Scottish Marine and Freshwater Science Volume 4 Number 1: Annual Cycles of Physical, Chemical and Biological Parameters in Scottish Waters
Tables describing the annual cycles of physical (temperature, salinity, density and water column stability), chemical (nitrate, orthophosphate, silicate, ammonia and oxygen saturation) and biological (particulate organic carbon, particulate organic nitrog
Introduction
For over 100 years Marine Scotland, under various names, has conducted marine research in the waters around Scotland. From the earliest times this included the measurement of physical and chemical parameters at standard sections worked routinely over a number of years, and at ad hoc stations whose timing and location were determined by individual projects. This paper presents summary tables of a selection of these parameters in twenty six sub-areas of Scottish waters selected because of their distinct hydrographic characteristics.

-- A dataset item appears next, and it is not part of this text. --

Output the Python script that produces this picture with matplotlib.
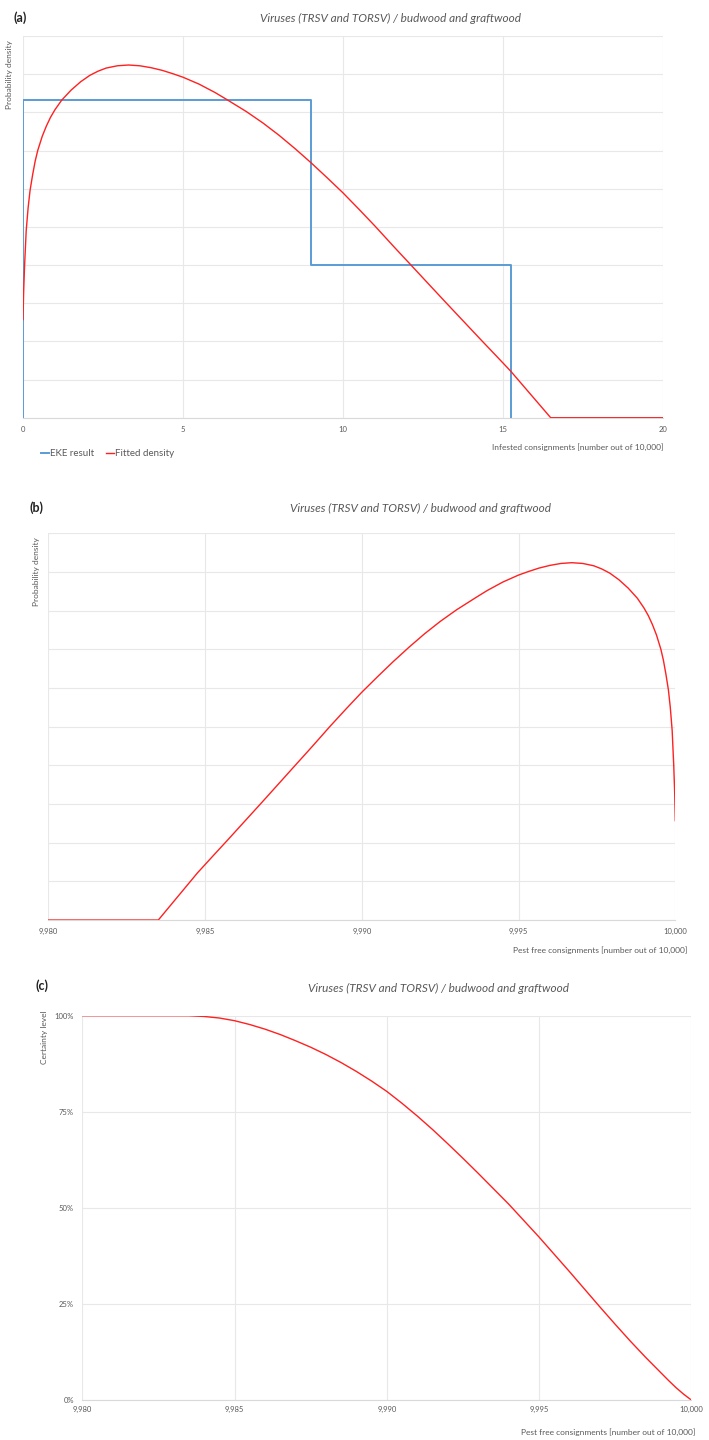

Only data from 1960 have been used for a number of reasons. Prior to that time salinity, a vital parameter used when determining the origins and history of particular water masses, was determined chemically. Initially salinity samples were analysed by the Laboratory of the Government Chemist, with varying degrees of accuracy and quality control. In later years the analysis was taken on by staff of Marine Scotland, Marine Laboratory, Aberdeen, where it has stayed through to the present day. Many of the chemical techniques presently used for the determination of nutrient concentrations were standardised in the early 1960s. Therefore, data prior to this are of limited value and must be used with caution. Since the early 1960s, analysis techniques, and to a large extent the analysts themselves, have been fairly consistent within the Marine Laboratory. The effect of this has been a high quality, internally consistent data set.
Any collection of environmental data, such as that which exists within the Marine Laboratory, is of most value if it can be readily accessible and in a form useful to potential "customers". Today, this means a computer archived database which may be used in a flexible, user-friendly and problem-oriented manner. Such a database has been constructed from oceanographic data collected by the Marine Laboratory since 1960.